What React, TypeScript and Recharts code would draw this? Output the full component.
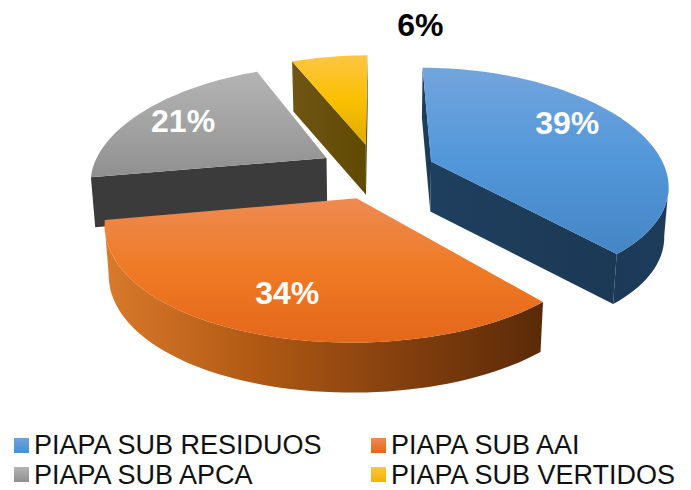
import React from "react";
import { PieChart, Pie, Cell, Legend } from "recharts";

const names = ["PIAPA SUB RESIDUOS", "PIAPA SUB AAI", "PIAPA SUB APCA", "PIAPA SUB VERTIDOS"];
// unrounded shares, read from the slice edges; the labels show them rounded
const values = [38.6, 33.6, 21.4, 6.4];

// slices are painted in this order so orange ends up over the grey wall
const paintOrder = [2, 3, 0, 1];
const sliceKeys = ["blue", "orange", "grey", "yellow"];
const legendSwatch = [
  "linear-gradient(#6ea3dc, #4a8fd3)",
  "linear-gradient(#ee8a52, #e4671a)",
  "linear-gradient(#b4b4b4, #8f8f8f)",
  "linear-gradient(#fcc642, #f0b400)",
];
// label spot in pie units: radius from the slice apex, clockwise degrees from top
const labelSpots = [
  [0.746, 60],
  [0.733, 198.4],
  [0.773, 298.2],
  [1.44, 11.7],
];

const WIDTH = 691;
const HEIGHT = 490;
const RADIUS = 235;
const TILT = 111.4 / 235;
const PERSPECTIVE_X = 0.19;
const PERSPECTIVE_Y = 0.16;
const EXPLODE = 0.25;
const DEPTH = 50;

const data = paintOrder.map((i) => ({ name: names[i], value: values[i], key: sliceKeys[i] }));
const firstAngle = 90 + (values[2] + values[3]) * 3.6;

const project = (cx: number, cy: number, r: number, x: number, y: number, drop = 0) => {
  const px = (r * x) / (1 - PERSPECTIVE_X * y);
  const py = (r * TILT * y) / (1 - PERSPECTIVE_Y * y);
  return drop ? [cx + px * 0.985, cy + py + drop] : [cx + px, cy + py];
};

const rad = (a: number) => (a * Math.PI) / 180;
const toPath = (pts: number[][]) => "M" + pts.map((p) => p[0].toFixed(1) + "," + p[1].toFixed(1)).join("L") + "Z";

function Slice3D(props: any) {
  const { cx, cy, outerRadius, startAngle, endAngle, payload } = props;
  const key = payload.key ?? props.key;
  const mid = rad((startAngle + endAngle) / 2);
  const ox = EXPLODE * Math.cos(mid);
  const oy = -EXPLODE * Math.sin(mid);
  const steps = Math.max(6, Math.round(Math.abs(startAngle - endAngle) / 2));
  const ground: number[][] = [];
  for (let i = 0; i <= steps; i++) {
    const a = rad(startAngle + ((endAngle - startAngle) * i) / steps);
    ground.push([ox + Math.cos(a), oy - Math.sin(a)]);
  }
  const top = ground.map((g) => project(cx, cy, outerRadius, g[0], g[1]));
  const bottom = ground.map((g) => project(cx, cy, outerRadius, g[0], g[1], DEPTH));
  const apexTop = project(cx, cy, outerRadius, ox, oy);
  const apexBottom = project(cx, cy, outerRadius, ox, oy, DEPTH);
  const inner = top[Math.floor(steps / 2)];

  const walls: React.ReactNode[] = [];
  [0, steps].forEach((idx) => {
    const b = top[idx];
    const cross = (b[0] - apexTop[0]) * (inner[1] - apexTop[1]) - (b[1] - apexTop[1]) * (inner[0] - apexTop[0]);
    const down = b[0] - apexTop[0];
    if (cross * down < 0) {
      walls.push(<path key={idx} d={toPath([apexTop, b, bottom[idx], apexBottom])} fill={`url(#wall-${key})`} />);
    }
  });

  const front: number[] = [];
  for (let i = 0; i < steps; i++) {
    if (top[i + 1][0] < top[i][0]) front.push(i, i + 1);
  }
  if (front.length) {
    const from = Math.min(...front);
    const to = Math.max(...front);
    const upper = top.slice(from, to + 1);
    const lower = bottom.slice(from, to + 1).reverse();
    walls.push(<path key="arc" d={toPath([...upper, ...lower])} fill={`url(#arc-${key})`} />);
  }

  return (
    <g>
      {walls}
      <path d={toPath([apexTop, ...top])} fill={`url(#top-${key})`} />
    </g>
  );
}

function sliceLabel(props: any) {
  const { cx, cy, outerRadius, midAngle, payload, value } = props;
  const spot = labelSpots[names.indexOf(payload.name)];
  const m = rad(midAngle);
  const a = rad(spot[1]);
  const x = EXPLODE * Math.cos(m) + spot[0] * Math.sin(a);
  const y = -EXPLODE * Math.sin(m) - spot[0] * Math.cos(a);
  const p = project(cx, cy, outerRadius, x, y);
  return (
    <text
      x={p[0]}
      y={p[1]}
      textAnchor="middle"
      dominantBaseline="central"
      fontFamily="Liberation Sans"
      fontWeight="bold"
      fontSize={32}
      fill={payload.key === "yellow" ? "#000000" : "#ffffff"}
    >
      {Math.round(value)}%
    </text>
  );
}

function Grad({ id, stops, horizontal }: { id: string; stops: string[]; horizontal?: boolean }) {
  return (
    <linearGradient id={id} x1="0" y1="0" x2={horizontal ? "1" : "0"} y2={horizontal ? "0" : "1"}>
      {stops.map((c, i) => (
        <stop key={i} offset={i / (stops.length - 1)} stopColor={c} />
      ))}
    </linearGradient>
  );
}

function LegendBlock() {
  return (
    <div style={{ display: "grid", gridTemplateColumns: "357px 310px", rowGap: 5.5, fontFamily: "Liberation Sans", fontSize: 27, color: "#111", lineHeight: "24px" }}>
      {names.map((n, i) => (
        <div key={n} style={{ display: "flex", alignItems: "center", whiteSpace: "nowrap" }}>
          <span style={{ width: 15, height: 15, marginRight: 5, background: legendSwatch[i], display: "inline-block" }} />
          {n}
        </div>
      ))}
    </div>
  );
}

export default function App() {
  return (
    <div style={{ position: "absolute", left: 0, top: 0, width: WIDTH, height: HEIGHT, background: "#fff" }}>
      <PieChart width={WIDTH} height={HEIGHT} margin={{ top: 0, right: 0, bottom: 0, left: 0 }}>
        <defs>
          <Grad id="top-blue" stops={["#72a5dd", "#5297d9", "#4585c5"]} />
          <Grad id="arc-blue" horizontal stops={["#1c3a58", "#1d3c5c"]} />
          <Grad id="wall-blue" horizontal stops={["#1f3f5f", "#1b3955"]} />
          <Grad id="top-orange" stops={["#ee8a52", "#ef7a24", "#e4671a"]} />
          <Grad id="arc-orange" horizontal stops={["#d97a2c", "#b25a14", "#85400e", "#5a2a08"]} />
          <Grad id="wall-orange" horizontal stops={["#5a2a08", "#5a2a08"]} />
          <Grad id="top-grey" stops={["#b4b4b4", "#a3a3a3", "#8f8f8f"]} />
          <Grad id="arc-grey" horizontal stops={["#3b3b3b", "#3b3b3b"]} />
          <Grad id="wall-grey" horizontal stops={["#3b3b3b", "#3b3b3b"]} />
          <Grad id="top-yellow" stops={["#fcc642", "#fbc000", "#dfab00"]} />
          <Grad id="arc-yellow" horizontal stops={["#6a5100", "#5f4a00"]} />
          <Grad id="wall-yellow" horizontal stops={["#705516", "#5f4a00"]} />
        </defs>
        <Pie
          data={data}
          dataKey="value"
          nameKey="name"
          cx={377}
          cy={171}
          innerRadius={0}
          outerRadius={RADIUS}
          startAngle={firstAngle}
          endAngle={firstAngle - 360}
          paddingAngle={0}
          stroke="none"
          shape={Slice3D}
          label={sliceLabel}
          labelLine={false}
          isAnimationActive={false}
        >
          {data.map((d) => (
            <Cell key={d.name} />
          ))}
        </Pie>
        <Legend content={<LegendBlock />} wrapperStyle={{ position: "absolute", left: 14, top: 433, width: 670, bottom: "auto" }} />
      </PieChart>
    </div>
  );
}
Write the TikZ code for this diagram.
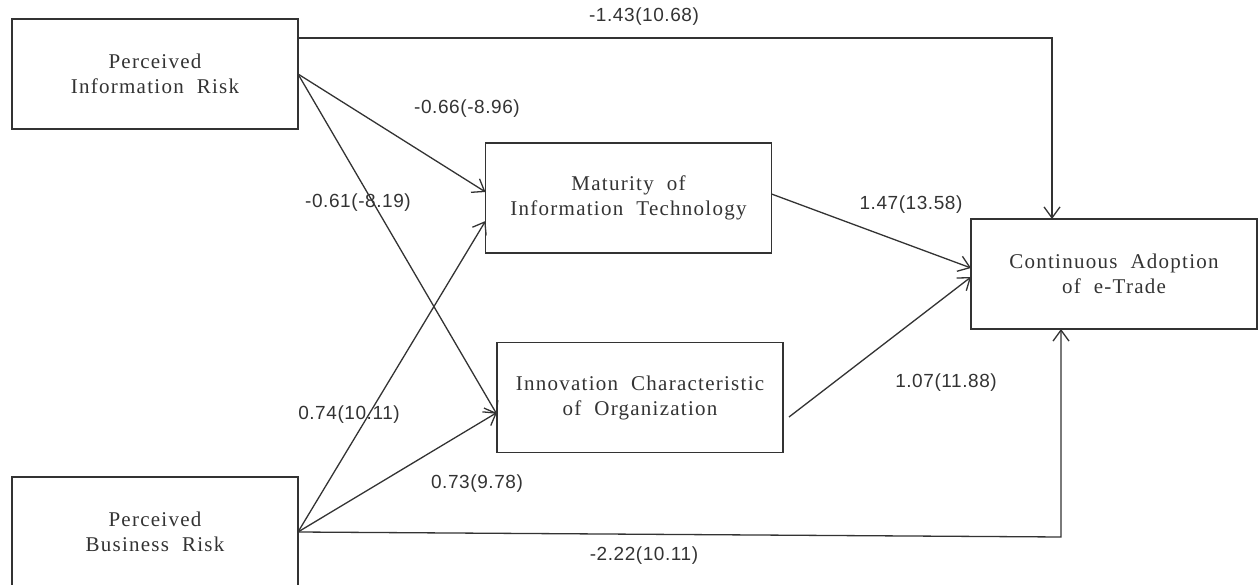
\documentclass[tikz,border=0pt]{standalone}
\usepackage{fontspec}
\setmainfont{Liberation Serif}[WordSpace=2]
\newfontfamily\coeffont{Liberation Sans}
\usetikzlibrary{arrows.meta}

\begin{document}
\begin{tikzpicture}[x=1pt, y=-1pt, line width=1.3pt, color=black!80,
                    link/.style={-{Straight Barb[length=11pt,width=16pt]}},
                    coef/.style={font=\coeffont\fontsize{19}{22}\selectfont\addfontfeature{LetterSpace=3}, inner sep=0pt},
                    main node/.style={rectangle,draw,line width=1.6pt,inner sep=0pt,outer sep=0pt,minimum width=286pt,minimum height=110pt,align=center,
                                      font=\fontsize{21}{25}\selectfont\addfontfeature{LetterSpace=6}}]

  \useasboundingbox (0,0) rectangle (1258,585);

  \node[main node] (1) at (155,74) {Perceived\\Information Risk};
  \node[main node] (2) at (155,532) {Perceived\\Business Risk};
  \node[main node] (3) at (628.5,198) {Maturity of\\Information Technology};
  \node[main node] (4) at (640,397.5) {Innovation Characteristic\\of Organization};
  \node[main node] (5) at (1114,274) {Continuous Adoption\\of e-Trade};

  \coordinate (c) at (1061,537);

  \path[link]
    (1.east) edge ([yshift=6pt]3.west)
             edge ([yshift=-17pt]4.west)
    (2.east) edge ([yshift=-23pt]3.west)
             edge ([yshift=-15pt]4.west)
    ([yshift=4pt]3.east) edge ([yshift=6pt]5.west)
    ([xshift=6pt,yshift=-19.5pt]4.east) edge ([yshift=-3pt]5.west);

  \draw[link] ([yshift=36pt]1.east) -| ([xshift=-62pt]5.north);
  \draw[link] (2.east) -- (c) -- ([xshift=-53pt]5.south);

  \node[coef] (l1) at (644,17) {-1.43(10.68)};
  \node[coef] (l2) at (467,109) {-0.66(-8.96)};
  \node[coef] (l3) at (358,203) {-0.61(-8.19)};
  \node[coef] (l4) at (349,415) {0.74(10.11)};
  \node[coef] (l5) at (477,484) {0.73(9.78)};
  \node[coef] (l6) at (911,205) {1.47(13.58)};
  \node[coef] (l7) at (946,383) {1.07(11.88)};
  \node[coef] (l8) at (644,556) {-2.22(10.11)};

\end{tikzpicture}
\end{document}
· · · · · · ·
» GIVEN TASK
Starting at the top of the listing above, please restate word for word each line up to and including the one that holds "Pie, Cell, Legend", omitting every image.

» OUTPUT FOR THIS TASK
What React, TypeScript and Recharts code would draw this? Output the full component.
import React from "react";
import { PieChart, Pie, Cell, Legend } from "recharts";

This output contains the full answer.